▼
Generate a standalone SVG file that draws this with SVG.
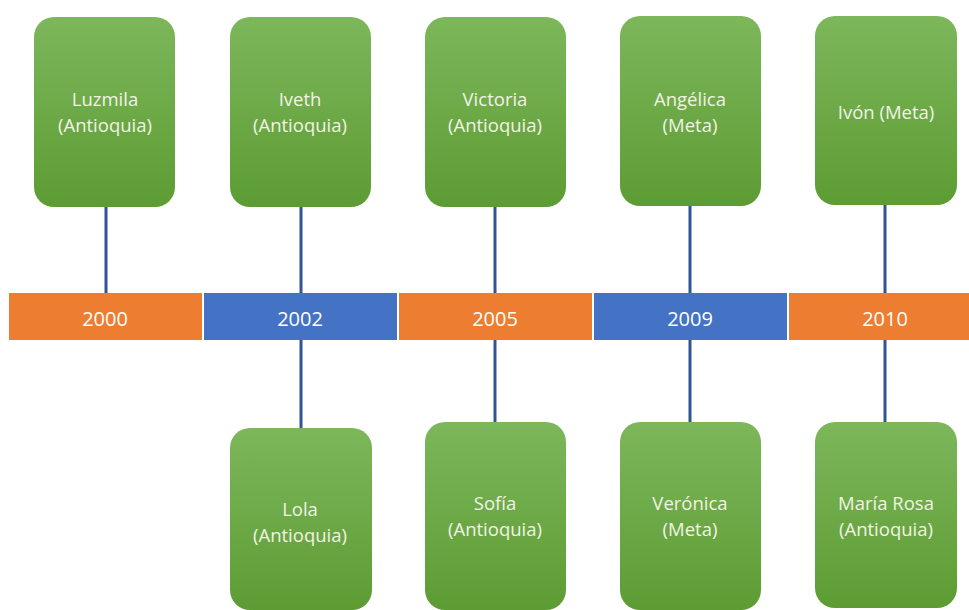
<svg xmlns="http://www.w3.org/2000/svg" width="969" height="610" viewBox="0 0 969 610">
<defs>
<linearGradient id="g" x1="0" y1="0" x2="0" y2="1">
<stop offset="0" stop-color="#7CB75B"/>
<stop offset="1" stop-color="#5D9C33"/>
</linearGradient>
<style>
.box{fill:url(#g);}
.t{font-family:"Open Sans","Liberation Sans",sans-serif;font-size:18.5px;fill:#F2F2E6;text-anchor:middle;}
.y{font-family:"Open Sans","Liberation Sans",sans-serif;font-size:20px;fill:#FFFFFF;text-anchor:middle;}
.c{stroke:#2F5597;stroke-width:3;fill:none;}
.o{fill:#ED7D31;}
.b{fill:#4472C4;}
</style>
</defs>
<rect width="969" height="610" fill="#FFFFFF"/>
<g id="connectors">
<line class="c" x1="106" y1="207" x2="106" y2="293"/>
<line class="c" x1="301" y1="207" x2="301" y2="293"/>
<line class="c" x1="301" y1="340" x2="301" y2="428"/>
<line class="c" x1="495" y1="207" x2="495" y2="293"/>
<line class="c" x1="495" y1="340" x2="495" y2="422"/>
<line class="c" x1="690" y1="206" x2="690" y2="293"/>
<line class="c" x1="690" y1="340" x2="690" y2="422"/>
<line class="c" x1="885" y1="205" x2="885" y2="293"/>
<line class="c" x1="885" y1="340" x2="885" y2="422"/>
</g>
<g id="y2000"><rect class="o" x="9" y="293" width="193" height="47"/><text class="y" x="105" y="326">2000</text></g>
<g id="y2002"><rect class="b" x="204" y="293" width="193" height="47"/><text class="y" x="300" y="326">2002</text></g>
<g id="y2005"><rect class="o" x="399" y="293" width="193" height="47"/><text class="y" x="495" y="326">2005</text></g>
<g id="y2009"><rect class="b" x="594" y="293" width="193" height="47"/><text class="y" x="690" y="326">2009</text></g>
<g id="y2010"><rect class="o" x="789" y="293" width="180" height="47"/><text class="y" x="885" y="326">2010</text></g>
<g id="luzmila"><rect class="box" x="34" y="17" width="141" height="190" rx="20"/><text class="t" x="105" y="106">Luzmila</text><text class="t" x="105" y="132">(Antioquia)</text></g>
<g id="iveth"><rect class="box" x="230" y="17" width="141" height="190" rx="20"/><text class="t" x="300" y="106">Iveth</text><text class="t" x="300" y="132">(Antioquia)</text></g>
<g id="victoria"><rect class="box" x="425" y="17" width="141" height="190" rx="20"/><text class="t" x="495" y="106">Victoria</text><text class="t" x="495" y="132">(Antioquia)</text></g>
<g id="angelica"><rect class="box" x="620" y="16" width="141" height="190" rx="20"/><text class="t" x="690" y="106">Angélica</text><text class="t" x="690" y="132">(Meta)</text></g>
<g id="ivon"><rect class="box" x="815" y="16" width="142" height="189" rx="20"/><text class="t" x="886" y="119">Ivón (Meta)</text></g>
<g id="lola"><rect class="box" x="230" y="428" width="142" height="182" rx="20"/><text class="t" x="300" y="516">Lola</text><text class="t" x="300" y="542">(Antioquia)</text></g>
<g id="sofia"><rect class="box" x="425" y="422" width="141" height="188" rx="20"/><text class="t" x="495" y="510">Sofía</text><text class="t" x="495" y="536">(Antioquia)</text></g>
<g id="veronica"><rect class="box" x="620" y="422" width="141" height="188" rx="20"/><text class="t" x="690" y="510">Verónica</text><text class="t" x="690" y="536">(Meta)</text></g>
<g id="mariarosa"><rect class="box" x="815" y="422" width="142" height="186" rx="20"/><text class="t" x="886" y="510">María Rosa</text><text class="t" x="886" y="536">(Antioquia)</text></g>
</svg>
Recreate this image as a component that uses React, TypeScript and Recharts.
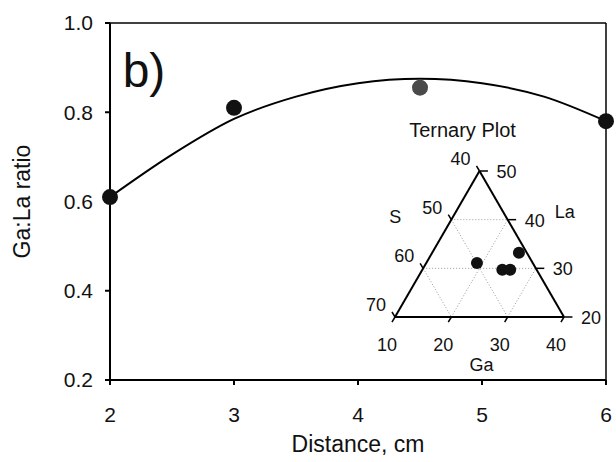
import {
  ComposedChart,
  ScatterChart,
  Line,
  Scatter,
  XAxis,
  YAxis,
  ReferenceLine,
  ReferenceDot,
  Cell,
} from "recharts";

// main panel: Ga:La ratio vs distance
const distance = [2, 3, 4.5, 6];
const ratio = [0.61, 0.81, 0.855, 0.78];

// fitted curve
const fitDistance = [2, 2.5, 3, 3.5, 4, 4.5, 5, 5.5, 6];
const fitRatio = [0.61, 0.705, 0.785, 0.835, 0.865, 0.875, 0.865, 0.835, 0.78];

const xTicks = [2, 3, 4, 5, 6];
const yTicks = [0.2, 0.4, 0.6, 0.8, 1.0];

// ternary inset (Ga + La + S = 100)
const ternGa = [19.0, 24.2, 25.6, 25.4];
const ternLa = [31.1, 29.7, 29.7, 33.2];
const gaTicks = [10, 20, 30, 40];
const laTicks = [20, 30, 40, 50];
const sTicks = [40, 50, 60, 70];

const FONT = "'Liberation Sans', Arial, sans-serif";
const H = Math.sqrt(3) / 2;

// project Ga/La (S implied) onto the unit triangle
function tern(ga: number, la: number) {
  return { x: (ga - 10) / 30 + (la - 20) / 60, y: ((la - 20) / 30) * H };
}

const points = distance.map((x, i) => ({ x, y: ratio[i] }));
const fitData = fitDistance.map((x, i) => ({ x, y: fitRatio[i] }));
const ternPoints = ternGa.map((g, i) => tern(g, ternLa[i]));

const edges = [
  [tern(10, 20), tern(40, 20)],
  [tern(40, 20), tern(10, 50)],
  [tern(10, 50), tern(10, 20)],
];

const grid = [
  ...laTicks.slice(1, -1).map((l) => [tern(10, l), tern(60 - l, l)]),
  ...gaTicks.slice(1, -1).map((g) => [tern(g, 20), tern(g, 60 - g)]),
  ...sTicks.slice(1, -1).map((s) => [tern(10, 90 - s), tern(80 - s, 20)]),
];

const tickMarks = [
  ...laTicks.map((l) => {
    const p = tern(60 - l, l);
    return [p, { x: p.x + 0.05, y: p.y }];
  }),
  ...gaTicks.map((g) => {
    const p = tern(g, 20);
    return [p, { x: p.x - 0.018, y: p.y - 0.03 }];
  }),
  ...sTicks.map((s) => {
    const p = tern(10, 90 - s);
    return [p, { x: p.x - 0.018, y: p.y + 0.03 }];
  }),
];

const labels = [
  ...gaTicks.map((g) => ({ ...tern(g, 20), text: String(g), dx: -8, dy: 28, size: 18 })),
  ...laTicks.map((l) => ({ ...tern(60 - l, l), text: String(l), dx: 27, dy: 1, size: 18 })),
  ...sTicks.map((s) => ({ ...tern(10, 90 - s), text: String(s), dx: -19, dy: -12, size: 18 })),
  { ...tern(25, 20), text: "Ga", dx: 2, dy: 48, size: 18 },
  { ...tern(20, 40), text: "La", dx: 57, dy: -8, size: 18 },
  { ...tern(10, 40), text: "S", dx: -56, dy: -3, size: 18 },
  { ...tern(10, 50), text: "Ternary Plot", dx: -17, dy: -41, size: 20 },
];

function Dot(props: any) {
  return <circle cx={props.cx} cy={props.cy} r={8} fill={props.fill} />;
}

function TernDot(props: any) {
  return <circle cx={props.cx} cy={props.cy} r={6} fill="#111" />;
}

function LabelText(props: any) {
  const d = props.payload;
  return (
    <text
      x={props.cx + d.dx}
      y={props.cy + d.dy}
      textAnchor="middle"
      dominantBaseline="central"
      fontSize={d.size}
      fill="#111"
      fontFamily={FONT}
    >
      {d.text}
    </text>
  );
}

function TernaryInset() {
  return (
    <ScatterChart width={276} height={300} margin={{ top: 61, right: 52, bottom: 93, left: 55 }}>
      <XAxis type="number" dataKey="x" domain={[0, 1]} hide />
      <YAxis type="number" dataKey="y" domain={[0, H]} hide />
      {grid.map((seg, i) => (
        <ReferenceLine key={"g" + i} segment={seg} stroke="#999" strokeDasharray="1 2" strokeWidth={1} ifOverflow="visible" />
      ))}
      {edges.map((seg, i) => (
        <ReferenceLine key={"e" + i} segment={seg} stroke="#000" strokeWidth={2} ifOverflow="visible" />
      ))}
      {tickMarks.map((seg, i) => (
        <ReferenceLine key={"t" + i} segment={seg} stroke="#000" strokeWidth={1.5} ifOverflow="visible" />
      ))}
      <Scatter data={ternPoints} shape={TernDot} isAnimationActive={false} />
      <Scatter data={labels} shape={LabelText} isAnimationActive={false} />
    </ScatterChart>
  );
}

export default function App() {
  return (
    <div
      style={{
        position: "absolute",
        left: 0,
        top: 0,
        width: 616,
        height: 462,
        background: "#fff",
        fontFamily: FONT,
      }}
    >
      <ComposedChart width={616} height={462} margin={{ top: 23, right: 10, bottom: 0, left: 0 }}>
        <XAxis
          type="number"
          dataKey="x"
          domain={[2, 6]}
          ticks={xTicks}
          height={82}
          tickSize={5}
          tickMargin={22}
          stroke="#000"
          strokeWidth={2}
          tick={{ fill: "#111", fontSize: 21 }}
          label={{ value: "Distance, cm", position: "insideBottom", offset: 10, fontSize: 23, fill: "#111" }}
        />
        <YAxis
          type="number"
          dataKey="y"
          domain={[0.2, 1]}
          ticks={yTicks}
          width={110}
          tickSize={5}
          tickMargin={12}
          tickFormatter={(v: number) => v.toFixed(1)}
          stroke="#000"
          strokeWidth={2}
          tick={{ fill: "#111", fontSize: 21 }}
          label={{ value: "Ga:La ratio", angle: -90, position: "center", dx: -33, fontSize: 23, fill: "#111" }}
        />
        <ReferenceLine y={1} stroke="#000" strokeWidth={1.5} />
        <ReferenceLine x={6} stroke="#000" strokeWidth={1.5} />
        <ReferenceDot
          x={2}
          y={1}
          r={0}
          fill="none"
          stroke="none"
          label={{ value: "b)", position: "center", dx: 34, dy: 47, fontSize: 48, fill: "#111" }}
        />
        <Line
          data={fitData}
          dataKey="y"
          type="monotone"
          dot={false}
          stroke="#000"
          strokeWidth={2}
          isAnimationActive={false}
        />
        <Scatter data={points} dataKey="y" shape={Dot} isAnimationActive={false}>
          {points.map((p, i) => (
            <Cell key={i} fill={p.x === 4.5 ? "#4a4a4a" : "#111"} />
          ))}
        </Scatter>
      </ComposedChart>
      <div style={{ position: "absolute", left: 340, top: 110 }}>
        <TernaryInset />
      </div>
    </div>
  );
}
▲
* **What is required**: Your task is to transcribe exactly the lines starting at the line that contains "Recreate this image" and ending at the line that contains "const H = Math.sqrt(3) / 2;", both included. Leave out the pictures.

* **Complete response**:
Recreate this image as a component that uses React, TypeScript and Recharts.
import {
  ComposedChart,
  ScatterChart,
  Line,
  Scatter,
  XAxis,
  YAxis,
  ReferenceLine,
  ReferenceDot,
  Cell,
} from "recharts";

// main panel: Ga:La ratio vs distance
const distance = [2, 3, 4.5, 6];
const ratio = [0.61, 0.81, 0.855, 0.78];

// fitted curve
const fitDistance = [2, 2.5, 3, 3.5, 4, 4.5, 5, 5.5, 6];
const fitRatio = [0.61, 0.705, 0.785, 0.835, 0.865, 0.875, 0.865, 0.835, 0.78];

const xTicks = [2, 3, 4, 5, 6];
const yTicks = [0.2, 0.4, 0.6, 0.8, 1.0];

// ternary inset (Ga + La + S = 100)
const ternGa = [19.0, 24.2, 25.6, 25.4];
const ternLa = [31.1, 29.7, 29.7, 33.2];
const gaTicks = [10, 20, 30, 40];
const laTicks = [20, 30, 40, 50];
const sTicks = [40, 50, 60, 70];

const FONT = "'Liberation Sans', Arial, sans-serif";
const H = Math.sqrt(3) / 2;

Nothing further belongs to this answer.